Making room for new neighbors

Wendy SmithFarragut, The Farragut Insider

Years ago, I reported on Farragut Municipal Planning Commission meetings where neighborhood groups challenged plans for high density housing and assisted living. Back then, the objection was always the same: “Single-family residential only!” I understood the sentiment. I live in a quiet, single-family neighborhood myself, and I would be alarmed at the idea a different kind of development close to my house.

Over the past year, the chant I hear on social media has changed to “No new neighborhoods!” This is harder for me to understand. How can you be opposed to other people having the very thing that you enjoy?

The answer, of course, is concerns about traffic and crowded schools. These are real problems that Farragut and Knox County will need to continually address, especially when so many people are choosing to relocate to East Tennessee. (Keep reading for more information about what the town and the county are doing to tackle these problems.) But the response to these concerns can’t be to prevent growth.

The Farragut area was primarily agricultural during the early 20th century. As family farms passed to the next generation, many of the new landowners opted to sell. Most of the property was purchased by developers and turned into subdivisions. Those neighborhoods are now one of Farragut’s defining features.

Now that the town is almost built out, would it be possible for Farragut leadership to deny permits for more new homes? No, says Vice Mayor Louise Povlin.

“The town of Farragut can’t deprive landowners of economically beneficial use of their property.”

While the town can legally place a temporary moratorium on development, it can only do so to allow time to consider changes related to current land use regulation. Given the existing residential character of Farragut and the town’s standardized roads (developers are required to bring substandard roads that access their development up to current standards), the town would have no reason to deny new subdivisions, Povlin says.

Builders will build as long as there’s demand, and there is unquestionable demand. According to a recent Farragut West Knox Chamber of Commerce housing forecast panel discussion, the housing shortage and inflated home prices aren’t going away anytime soon.

“The only thing that will change it is new construction,” said Hancen Sale, government affairs & policy director for the Knoxville Area Association of Realtors. “We won’t get back to pre-pandemic levels for a decade.”

There’s no denying the impact of new development on traffic and schools. The good news is that Farragut elected officials are working to address slowdowns on primary corridors. A town-wide traffic signal upgrade is scheduled for Farragut that would allow backups to be mitigated in real time. An upcoming traffic study will look at the addition of signals at both ends of Jamestowne Boulevard to relieve congestion at Campbell Station Road and Kingston Pike. A redesign of the lanes of Campbell Station Road at I-40/I-75 will reduce backups for westbound drivers.

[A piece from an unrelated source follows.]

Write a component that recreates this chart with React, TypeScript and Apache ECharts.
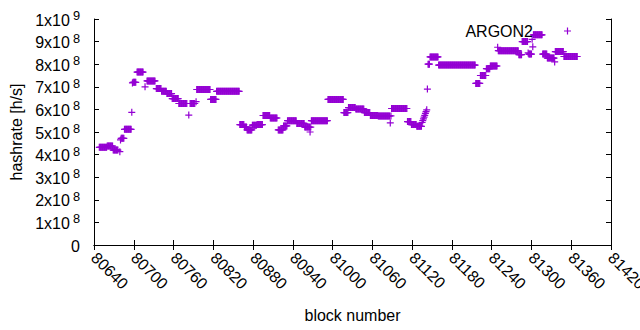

Knox County is also getting ready to take a hard look at how roads are servicing growing areas. Advance Knox, a comprehensive planning process that will guide land use and transportation decisions in Knox County, kicks off in February. The project will analyze population growth projections, land availability, and infrastructure conditions. Peruse the website to find out how you can participate; it’s especially important for stakeholders who live in the Farragut area to participate.

The good news about schools is that a new elementary school is planned for southwest Knox County that will relieve overcrowding for a time.

Farragut is a great place to live, play and raise a family. We have amazing parks, connected sidewalks and trails, incredible community events and great schools, so it’s no surprise that we are attractive to new residents. We can make room.

Town of Farragut marketing and public relations coordinator Wendy Smith is your reliable Farragut insider.